Vinícius Nogueira

Personal information
- Full name: Vinícius Nogueira de Oliveira
- Date of birth: 11 December 2001 (age 24)
- Place of birth: Penápolis, Brazil
- Height: 1.80 m (5 ft 11 in)
- Position: Left-back

Team information
- Current team: Orlando City (on loan from Ludogorets Razgrad)
- Number: 27

Youth career
- 2015–2020: Palmeiras
- 2020–2021: Atlético Minero
- 2022: Ponte Preta

Senior career*
- Years: Team / Apps / (Gls)
- 2023: Varberg / 20 / (0)
- 2024–2025: Halmstad / 29 / (0)
- 2025: → Vålerenga (loan) / 25 / (2)
- 2026–: Ludogorets Razgrad / 18 / (0)
- 2026–: → Orlando City (loan) / 0 / (0)

= Vinícius Nogueira =

Brazilian footballer (born 2001)

Vinícius Nogueira de Oliveira (born 11 December 2001) is a Brazilian professional footballer who plays as a left-back for Major League Soccer club Orlando City, on loan from Bulgarian First League club Ludogorets Razgrad.

== Club career ==

Nogueira played for the U23s of Associação Atlética Ponte Preta before moving to Europe in 2022, where he went on trial with Varbergs BoIS of the Allsvenskan. He was subsequently signed in January 2023. Nogueira played often, but also had injury problems during the late summertime, and was even hospitalized at one point. Varberg were relegated from the 2023 Allsvenskan, but Nogueira remained in the league as he was bought by Halmstads BK. He played well there, registering 8 assists, causing rumours to spread about transfer interest from IFK Göteborg, AIK, Djurgården and Hammarby.

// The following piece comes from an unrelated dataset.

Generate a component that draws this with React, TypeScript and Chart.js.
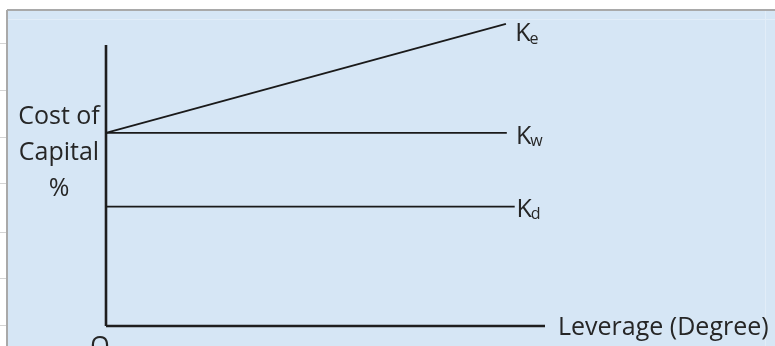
import React, { useEffect, useRef } from "react";
import { Chart, registerables } from "chart.js";

Chart.register(...registerables);

// ---- data ----
const seriesNames = ["K", "K", "K"];
const seriesSubs = ["e", "w", "d"];
const startX = [0, 0, 0];
const endX = [91.1, 91.3, 93.1];
const startY = [63.1, 63.1, 39];
const endY = [98.7, 63.1, 39];
const labelX = [93.2, 93.4, 93.5];
const labelDy = [10, 4, 3];
const yAxisTop = 91.8;
const xAxisEnd = 100;
const yTitleLines = ["Cost of", "Capital", "%"];
const xTitle = "Leverage (Degree)";
const originLabel = "O";

const FONT = "'Open Sans', 'Noto Sans', sans-serif";
const TEXT = "#262626";

const bgPlugin = {
  id: "bg",
  beforeDraw(chart: any) {
    const ctx = chart.ctx;
    const W = chart.width;
    const H = chart.height;
    ctx.save();
    ctx.fillStyle = "#ffffff";
    ctx.fillRect(0, 0, W, H);
    // spreadsheet grid lines at the left
    ctx.strokeStyle = "#d4d4d4";
    ctx.lineWidth = 1;
    [43, 90, 137, 183, 232, 278, 325].forEach((y) => {
      ctx.beginPath();
      ctx.moveTo(0, y + 0.5);
      ctx.lineTo(7, y + 0.5);
      ctx.stroke();
    });
    // blue box
    ctx.fillStyle = "#d6e6f5";
    ctx.fillRect(8, 11, W - 8, H - 11);
    ctx.strokeStyle = "#e2edf8";
    ctx.beginPath();
    ctx.moveTo(8, 19.5);
    ctx.lineTo(W, 19.5);
    ctx.moveTo(765.5, 11);
    ctx.lineTo(765.5, H);
    ctx.stroke();
    // border
    ctx.strokeStyle = "#a9a9a9";
    ctx.lineWidth = 2;
    ctx.beginPath();
    ctx.moveTo(7, 10);
    ctx.lineTo(W, 10);
    ctx.moveTo(7, 10);
    ctx.lineTo(7, H);
    ctx.stroke();
    ctx.restore();
  },
};

const textPlugin = {
  id: "texts",
  afterDatasetsDraw(chart: any) {
    const ctx = chart.ctx;
    const xs = chart.scales.x;
    const ys = chart.scales.y;
    ctx.save();
    ctx.fillStyle = TEXT;
    // series labels
    seriesNames.forEach((n, i) => {
      const px = xs.getPixelForValue(labelX[i]);
      const py = ys.getPixelForValue(endY[i]) + labelDy[i];
      ctx.font = `25px ${FONT}`;
      ctx.textAlign = "left";
      ctx.textBaseline = "middle";
      ctx.fillText(n, px, py);
      const w = ctx.measureText(n).width;
      ctx.font = `16px ${FONT}`;
      ctx.fillText(seriesSubs[i], px + w - 1, py + 5);
    });
    // y title
    ctx.font = `25px ${FONT}`;
    ctx.textAlign = "center";
    ctx.textBaseline = "alphabetic";
    const cx = 59;
    [124, 160, 196].forEach((y, i) => ctx.fillText(yTitleLines[i], cx, y));
    // x title
    ctx.textAlign = "left";
    ctx.textBaseline = "middle";
    ctx.fillText(xTitle, xs.getPixelForValue(xAxisEnd) + 13, ys.getPixelForValue(0) + 2);
    // origin
    ctx.textAlign = "center";
    ctx.textBaseline = "alphabetic";
    ctx.fillText(originLabel, xs.getPixelForValue(0) - 6, ys.getPixelForValue(0) + 28);
    ctx.restore();
  },
};

export default function App() {
  const ref = useRef<HTMLCanvasElement | null>(null);
  useEffect(() => {
    if (!ref.current) return;
    const datasets: any[] = seriesNames.map((n, i) => ({
      label: n + seriesSubs[i],
      data: [
        { x: startX[i], y: startY[i] },
        { x: endX[i], y: endY[i] },
      ],
      borderColor: "#1a1a1a",
      borderWidth: 1.8,
      pointRadius: 0,
      clip: false,
    }));
    datasets.push({
      label: "y-axis",
      data: [
        { x: 0, y: 0 },
        { x: 0, y: yAxisTop },
      ],
      borderColor: "#1e1e1e",
      borderWidth: 2.6,
      pointRadius: 0,
      clip: false,
    });
    datasets.push({
      label: "x-axis",
      data: [
        { x: 0, y: 0 },
        { x: xAxisEnd, y: 0 },
      ],
      borderColor: "#1e1e1e",
      borderWidth: 2.6,
      pointRadius: 0,
      clip: false,
    });
    const chart = new Chart(ref.current, {
      type: "line",
      data: { datasets },
      options: {
        animation: false,
        responsive: false,
        devicePixelRatio: 1,
        layout: { padding: { left: 106, right: 230, top: 20, bottom: 20 } },
        scales: {
          x: { type: "linear", min: 0, max: 100, display: false },
          y: { type: "linear", min: 0, max: 100, display: false },
        },
        plugins: { legend: { display: false }, tooltip: { enabled: false } },
      },
      plugins: [bgPlugin, textPlugin],
    } as any);
    return () => chart.destroy();
  }, []);
  return (
    <div style={{ position: "fixed", left: 0, top: 0, width: 775, height: 346, overflow: "hidden" }}>
      <canvas ref={ref} width={775} height={346} style={{ display: "block" }} />
    </div>
  );
}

In the 2024 Allsvenskan, Nogueira played 29 of the 30 matches for Halmstad. However, in early 2025 it surfaced that Nogueira did not have a work permit. The club should have applied for a renewed work permit upon the transfer from Varberg, and when they neglected to do so, Nogueira no longer had a work permit as the previous one expired. It followed that he was not even allowed residence in Sweden, and thus stayed in a hotel in Denmark. As he was now ineligible to play in Sweden, Nogueira had to find a new club and was loaned to Vålerenga in the Norwegian Eliteserien. Here he became a regular, and also scored his first senior goal in a victory over Kristiansund. His second came in a victory over Sarpsborg 08, dubbed "Brazilian free kick magic".

On 27 August 2026, Nogueira signed on loan with Major League Soccer club Orlando City through the 2027 season. As part of the deal, Orlando City acquired the option to purchase Nogueira at the end of the loan.